Regular Issue Krag Cartridges Manufactured at The Frankford Arsenal from May 1894 Until the E.O.P.

This article will only deal with the general issue types manufactured at The Frankford Arsenal and not take into account the many commercial contracts let to companies such as Winchester, Peters, Rem-UMC, Western, or Kynoch. It will also not delve into the experimental cartridges that began as early as 1890, or the high pressure test cartridges.
Early manufacture of Krag ammunition went through many different changes and modifications, mainly dealing with powders, primers, thickness of cases, configuration of bullets. Some of these were:
1. First model case had a balloon head which was changed to a flat head on August 29, 1895. This prevented the bursting of heads.
2. Initially all cases were tinned, but when non-mercuric primers were adopted the tinning officially ceased on May 8, 1900.
3. Originally the headstamp was configured with an “F” at the top, the month at the 8 o’clock year at the 4 o’clock position. In July 1902 this was changed to the headstamp we are more familiar with, and the addition of an “A” ofter the “F”. The headstamp then read “FA” at the top, with the month and year at the bottom, i.e., 03-04, which would be March of 1904.
4. Bullets varied also. Initially they were smooth. A single cannelure was added in August 1896, and two more were added in 1900. The final bullet configuration was the so-called Dr. Cole bullet, which was smooth and put into production in November 1902.
We will then briefly discuss the 8 primary types of cartridges that were issued .
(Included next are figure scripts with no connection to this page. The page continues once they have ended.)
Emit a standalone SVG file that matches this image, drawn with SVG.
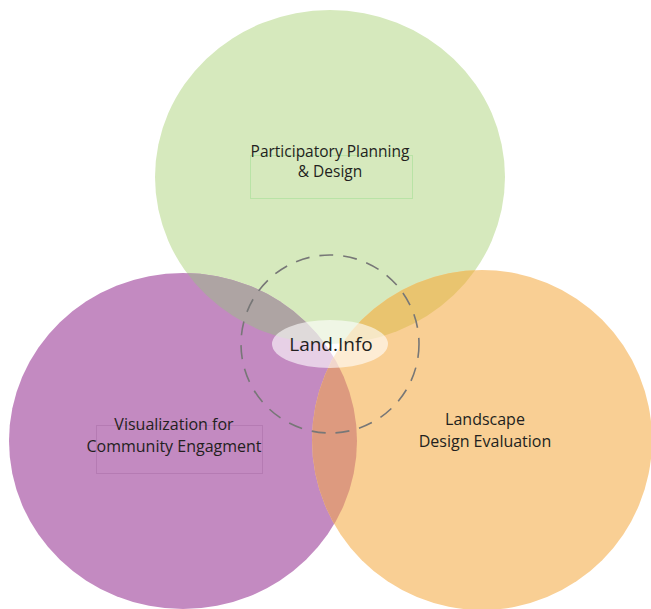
<svg xmlns="http://www.w3.org/2000/svg" width="651" height="609" viewBox="0 0 651 609">
<style>
.lbl{font-family:"Open Sans","Noto Sans",sans-serif;font-size:16px;fill:#231f20;text-anchor:middle}
.top{font-size:15.5px}
.center{font-family:"Open Sans","Noto Sans",sans-serif;font-size:19px;fill:#231f20;text-anchor:middle}
.dash{fill:none;stroke:#777777;stroke-width:1.6;stroke-dasharray:14 10}
</style>
<defs>
<clipPath id="cG"><ellipse cx="330" cy="177" rx="175" ry="167"/></clipPath>
<clipPath id="cP"><ellipse cx="183" cy="441" rx="174" ry="168"/></clipPath>
<clipPath id="cO"><ellipse cx="482" cy="440" rx="170" ry="170"/></clipPath>
</defs>
<rect width="651" height="609" fill="#ffffff"/>
<g id="participatory">
<ellipse cx="330" cy="177" rx="175" ry="167" fill="#d6e9bd"/>
</g>
<g id="visualization">
<ellipse cx="183" cy="441" rx="174" ry="168" fill="#c38ac1"/>
</g>
<g id="landscape">
<ellipse cx="482" cy="440" rx="170" ry="170" fill="#f9cf94"/>
</g>
<g id="overlaps">
<g clip-path="url(#cG)"><ellipse cx="183" cy="441" rx="174" ry="168" fill="#aea4a3"/></g>
<g clip-path="url(#cG)"><ellipse cx="482" cy="440" rx="170" ry="170" fill="#e9c46f"/></g>
<g clip-path="url(#cP)"><ellipse cx="482" cy="440" rx="170" ry="170" fill="#dd9a7f"/></g>
</g>
<g id="labels">
<rect x="250.5" y="155.5" width="162" height="43" fill="none" stroke="#b9e3a6" stroke-width="1"/>
<text class="lbl top" x="330" y="157">Participatory Planning</text>
<text class="lbl top" x="330" y="177">&amp; Design</text>
<rect x="96.5" y="425.5" width="166" height="48" fill="none" stroke="#b57bb3" stroke-width="1"/>
<text class="lbl" x="174" y="430">Visualization for</text>
<text class="lbl" x="174" y="452">Community Engagment</text>
<text class="lbl" x="485" y="425">Landscape</text>
<text class="lbl" x="485" y="447">Design Evaluation</text>
</g>
<g id="connectors">
<circle class="dash" cx="330" cy="344" r="89"/>
</g>
<g id="landinfo">
<ellipse cx="330" cy="344" rx="58" ry="24" fill="#ffffff" fill-opacity="0.6"/>
<text class="center" x="331" y="351">Land.Info</text>
</g>
</svg>
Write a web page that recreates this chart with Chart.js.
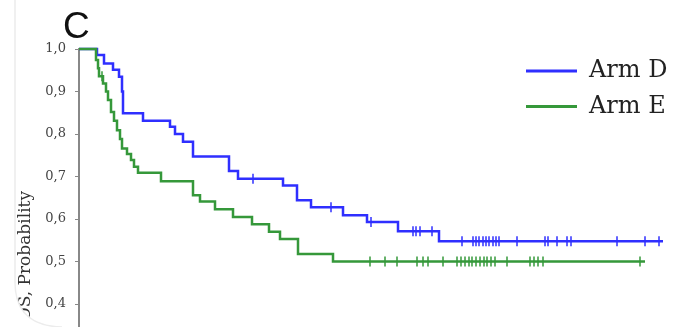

220 gr. Service Ball: Manufactured from June 1894 (F 6 94) until September 1907 (FA 9 07). There was also a very short run headstamped FA 9 09, which may have been for sub-caliber use. There is a very interesting footnote to the ball round, which proves that military records say one thing…but the hardware disproves that. All scholarly writings on Krag ammunition gave the initial date of Ball manufacture, as I have above, as June 1894. In June 1998 a collector in Nebraska came across a Ball round headstamped F 05 94. This cartridge was sent off for examination and Xray and was proven to be authentic at the Woodin laboratory.